The Gracious Few – Pearl Street Clubroom, Northampton, MA – November 5, 2010.
They are an incredibly talented, high-energy group of artists. They, like all musicians, make incredible sacrifices to play live music almost every night for their fans. You can’t be in front of this band and not be moved by their music, and the passion they have for what they’re doing, it seems to me that they try very hard to make sure everyone there is having the rock experience of a lifetime. They have amazing chemistry and they’re making music for the right reasons. I had trouble hearing for two days after the show, and it was totally worth it.

Ben Harper – Smith College – February 3, 2000.
Ben Harper shows always amazed me. His music taught me how there is beauty in simplicity, that sometimes the space between the notes says as much as the notes themselves. At a Ben Harper show, it didn’t matter where you came from, what your beliefs were, how much money you had, or where you were going, all that mattered was that moment and the unity that was possible among a group of complete strangers.

I saw this show shortly after my grandmother died, and when he performed “I Shall Not Walk Alone” solo acoustic, I truly felt my grandmother’s presence and understood that she would always be with me, I took great comfort in that. My husband and I waited out in a snowstorm after the show hoping to meet the band, and they ultimately had venue staff bring us inside to warm up. The great thing about meeting Ben Harper was that I always felt as though I had his undivided attention for the brief moments I was talking to him. I was able to tell him this story about my grandmother and thank him for playing the song. He paused, stared rather intensely at me for a few seconds, and then offered a sincere and heartfelt “thank you,” and then gave me a big hug.

Obesity in the United States is a major health concern.  In what ways does Yoga combat poor nutrition and other health issues?
I believe yoga can be beneficial to every human being on this Earth. You can use it however you need. Whether you have arthritis or other disabilities, or want a very strong power practice, or just need some gentle stretching. It immediately brings you into your body, aware of your breath, and how movement of the body is connected to feeling in the body. When you are fully in your body and feeling the movement, the mind does not take over any more. This is helpful because most of the suffering we experience is from our own judgmental and critical, negative thoughts. When you are fully in your body, noticing how things feel and move, you will get to a point (any physical activity – it doesn’t have to be yoga) where you care what you put in to your body, because it directly affects the way you feel. There are so many things we do as a human race to suppress feelings and emotions. Yoga will help shed those old habits if you are determined and ready to let go. Getting out of my mind by practicing yoga and other exercises helped me develop a healthy lifestyle and lose weight. Yoga has also helped me tremendously with not wanting to ever smoke again, because it is a practice based on your breath. I would rather take a power yoga class than get drunk or do drugs, because it takes me to that same place of quieting my mind, and it’s actually a way to honor my body, rather than destroy it.

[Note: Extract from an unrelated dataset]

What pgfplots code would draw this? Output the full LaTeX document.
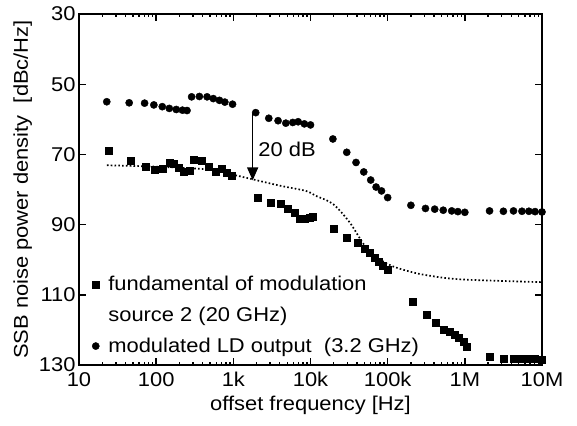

What activities do you take part in outside of art, music and Yoga to recharge your batteries so to speak?
I spend as much time as I can outside, walking with my dog, hiking or sitting. I love baking and inventing new recipes.

What is the one trait you value most in your friends?
Full acceptance to be true to who you are; that’s a rare quality.

Finish this sentence.

  • On a warm sunny day you’ll find me.…outside enjoying the miracles of nature, with my husband and my camera.
  • On a cold blustery day you’ll find me….inside, baking and creating something, playing loud music with a ton of lit candles with the company of my husband and dog.

If by magic we could transport you within seconds to any place in the world where would that place be?
Hiking in Muir Woods in Sausalito, California with my husband and my camera.

Author Notes:  Many thanks to Cyndi and Tim Roberts for your advice and support to me personally as it has made a difference in transitioning the changes in my life.